Доктора технических наук, профессора, они имели собственные научные школы. Вырастили достойнейших учеников. «Лектор от бога», «Учёный, который одной парой навсегда мог привить любовь и уважение к системному анализу» — это из комментариев в социальной сети на недавнюю (в первый день 2021 года) смерть Феликса Петровича. Столь же ярким, любимым студентами и аспирантами был его брат, на 18 лет раньше ушедший из жизни.


Фамильная черта

— Дети Клавдии Михайловны — и сыновья, и дочь (Надежда Петровна, очень достойный человек, со своей семьёй жила в Омске) — были выразительными, изобретательными, умеющими формулировать свои мысли, открытыми к людям.

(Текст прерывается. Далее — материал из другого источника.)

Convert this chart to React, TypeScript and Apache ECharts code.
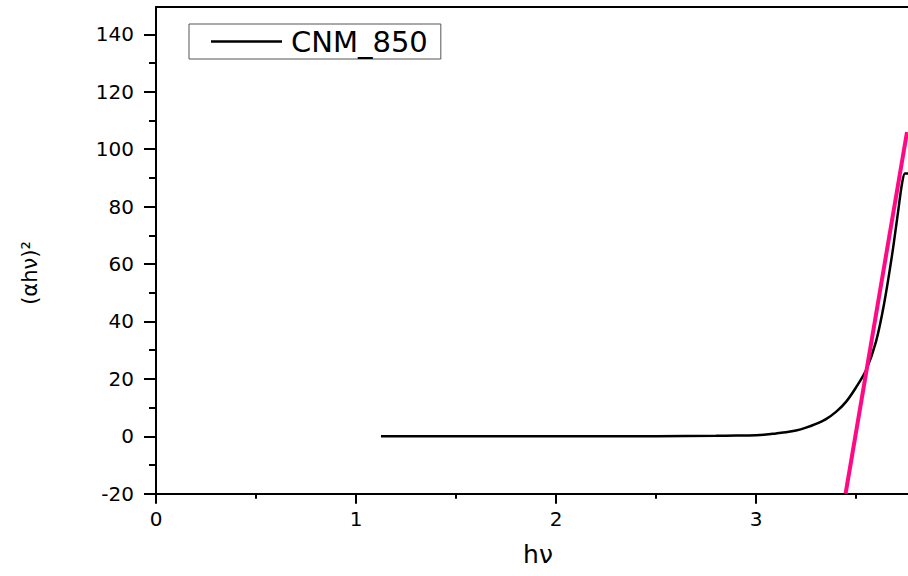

Это, я думаю, у них от матери, — считает Пётр Феликсович Тарасенко.
Сам он, ещё недавно доцент кафедры системного анализа и математического моделирования института прикладной математики ТГУ, пошёл по стопам отца. Точно так же поступил и старший брат: Владимир Феликсович Тарасенко, профессор той же самой кафедры в ТГУ. А ещё он преподаёт в ТУСУРе, политехническом университете.
Человек занятой, Владимир Феликсович, вспоминая бабушку, продемонстрировал фамильное умение чётко выражать мысли:
— Столь тёплого и хорошего человека, как она, я в жизни не видел. В то же время баба Клава была несчастной женщиной, свято верившей в коммунизм, которому она простила всё: убийство своего первого мужа — Владимира Борисовича Голикова… Несмотря ни на что, ей удалось поставить на ноги своих сыновей и дочку. Вечная ей память. Не дай бог нам попасть в такую же ситуацию.